The album’s idea of Americana isn’t limited to Mr. Friedlander’s succinct yet evocative titles: “Cold Chicken,” “Airstream Envy,” “Pressure Cooking.” It also extends to matters of technique. Back in 2005, Mr. Friedlander had been working a lot in a pizzicato style and became more interested in finger-picking his cello strings. Many tracks on “Block Ice,” such as the opening “King Rig,” draw on the example of the avant-garde guitarist John Fahey, for instance, and faint folk echoes of selections from Harry Smith’s “The Anthology of American Folk Music,” which Mr. Friedlander consulted for inspiration.

“Once I started going in this roots direction, the other stuff started coming in,” he said, recounting a kind of Proustian moment in the studio. “I remember being in the camper, the vibrations above the cab. Every song puts me in the zone of being in that vibrating.” The performer found it was natural to relate this musically. “It’s like the open sounds ringing like a banjo,” he said. “Listening to Fahey, there’s something about that guitar, sterling with those steel strings ringing. The cello can never do that but it can do its own thing. It’s moody.”

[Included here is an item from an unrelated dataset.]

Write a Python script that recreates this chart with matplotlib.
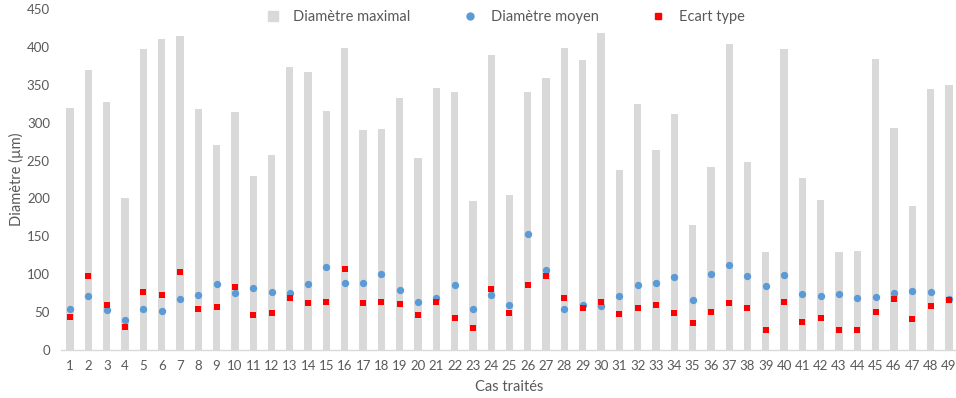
import matplotlib.pyplot as plt
from matplotlib.lines import Line2D
import numpy as np

plt.rcParams['font.family'] = ['Lato', 'DejaVu Sans']

cas = list(range(1, 50))

diam_max = [320, 370, 327, 200, 397, 410, 415, 318, 271, 314,
            229, 257, 373, 367, 316, 399, 290, 291, 332, 254,
            346, 340, 196, 389, 204, 340, 359, 398, 383, 418,
            237, 325, 264, 312, 165, 242, 404, 248, 129, 397,
            227, 198, 129, 130, 384, 293, 190, 345, 350]

diam_moyen = [54, 71, 53, 40, 54, 51.5, 67, 72, 87, 75,
              82, 76.5, 75, 87.5, 109, 89, 88, 100, 79, 64,
              69, 86, 54, 72.5, 60, 152.5, 106, 54, 59, 57.5,
              71, 86, 88, 96, 65.5, 100, 112.5, 97.5, 85, 98.5,
              73.5, 71.5, 73.5, 68.5, 70, 75, 78.5, 77, 67]

ecart_type = [44, 97.5, 59, 31, 77, 72, 103, 54.5, 56.5, 83,
              46.5, 49, 68.5, 61.5, 63, 107, 62, 63, 61, 46.5,
              63.5, 42, 28.5, 80.5, 48.5, 85.5, 97.5, 69, 56, 64,
              48, 55, 60, 49, 35, 50, 62, 56, 27, 63,
              37, 42, 27, 27, 50, 67, 41, 57.5, 65.5]

fig = plt.figure(figsize=(9.56, 3.98), dpi=100)
ax = fig.add_axes([61 / 956, 48 / 398, 897 / 956, 341 / 398])

x = np.arange(len(cas))
ax.bar(x, diam_max, width=0.4, color='#d9d9d9', zorder=1)
ax.scatter(x, diam_moyen, s=28, marker='o', color='#5b9bd5', linewidths=0, zorder=2)
ax.scatter(x, ecart_type, s=24, marker='s', color='#ff0000', linewidths=0, zorder=3)

ax.set_xlim(-0.5, len(cas) - 0.5)
ax.set_ylim(0, 450)
ax.set_yticks(range(0, 451, 50))
ax.set_xticks(x)
ax.set_xticklabels([str(c) for c in cas])

for side in ['top', 'right', 'left']:
    ax.spines[side].set_visible(False)
ax.spines['bottom'].set_color('#d9d9d9')
ax.spines['bottom'].set_linewidth(1)
ax.tick_params(axis='both', length=0, labelsize=9.5, colors='#595959')
ax.tick_params(axis='x', pad=7)
ax.tick_params(axis='y', pad=8)

ax.set_xlabel('Cas traités', fontsize=10.5, color='#595959', labelpad=6)
ax.set_ylabel('Diamètre (µm)', fontsize=10.5, color='#595959', labelpad=2)

handles = [
    Line2D([], [], ls='none', marker='s', ms=7, color='#d9d9d9'),
    Line2D([], [], ls='none', marker='o', ms=5, color='#5b9bd5'),
    Line2D([], [], ls='none', marker='s', ms=5, color='#ff0000'),
]
labels = ['Diamètre maximal', 'Diamètre moyen', 'Ecart type']
leg = fig.legend(handles, labels, loc='center', bbox_to_anchor=(505 / 956, 1 - 17 / 398),
                 ncol=3, frameon=False, fontsize=10.5, columnspacing=3.6,
                 handlelength=1.0, handletextpad=0.9)
for t in leg.get_texts():
    t.set_color('#595959')

fig.savefig('out.png', dpi=100)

“Block Ice” veers across a full horizon of those shadings. Several tracks, such as the turbulent “A Thousand Unpieced Suns,” were improvised live in the studio, using electronic manipulation to create multiple voicings. Mr. Friedlander brought along selections from novels by William Faulkner and Cormac McCarthy, among others, whose texts supplied cues for texture and tone. The strategy gave the recordings an unpredictable range, allowing Mr. Friedlander to show off his nimble extended chops, and offering contrast to more plaintive, bucolic fare. Happily, listeners will have the chance to witness those chops up close when Mr. Friedlander performs at Joe’s Pub tomorrow night to mark the release of “Block Ice & Propane.”

Mr. Friedlander, who did not take up music seriously until he was an undergraduate at Columbia University, doesn’t make too much of his father’s influence. As jazz and photography fans know, the elder Friedlander has made jazz and rhythm-and-blues musicians some of his best-loved subjects, and shot a run of classic album covers for Atlantic Records in the 1960s. But even as a child, Erik was saturated in sound — especially on those road trips. It’s a memory that even blown-out shock absorbers can’t shake loose.

“In front of the truck was a big stereo with two speakers and a tape deck,” Mr. Friedlander said, noting his father’s obsessive love of jazz and especially R&B, which prompted some automotive design innovations. “And he would just slam in these 120-minute tapes. He was like a DJ. He’d make these collections from his records. It was so loud. The cab noise. There was no air conditioning, so the windows were open. It was like a command center. He had two giant gas tanks that he retrofitted, so you could fill up with 70 gallons of gas. It was always mysterious: How much did we have left?”

Mr. Friedlander performs tomorrow night at Joe’s Pub (425 Lafayette St., between East 4th Street and Astor Place, 212-967-7555).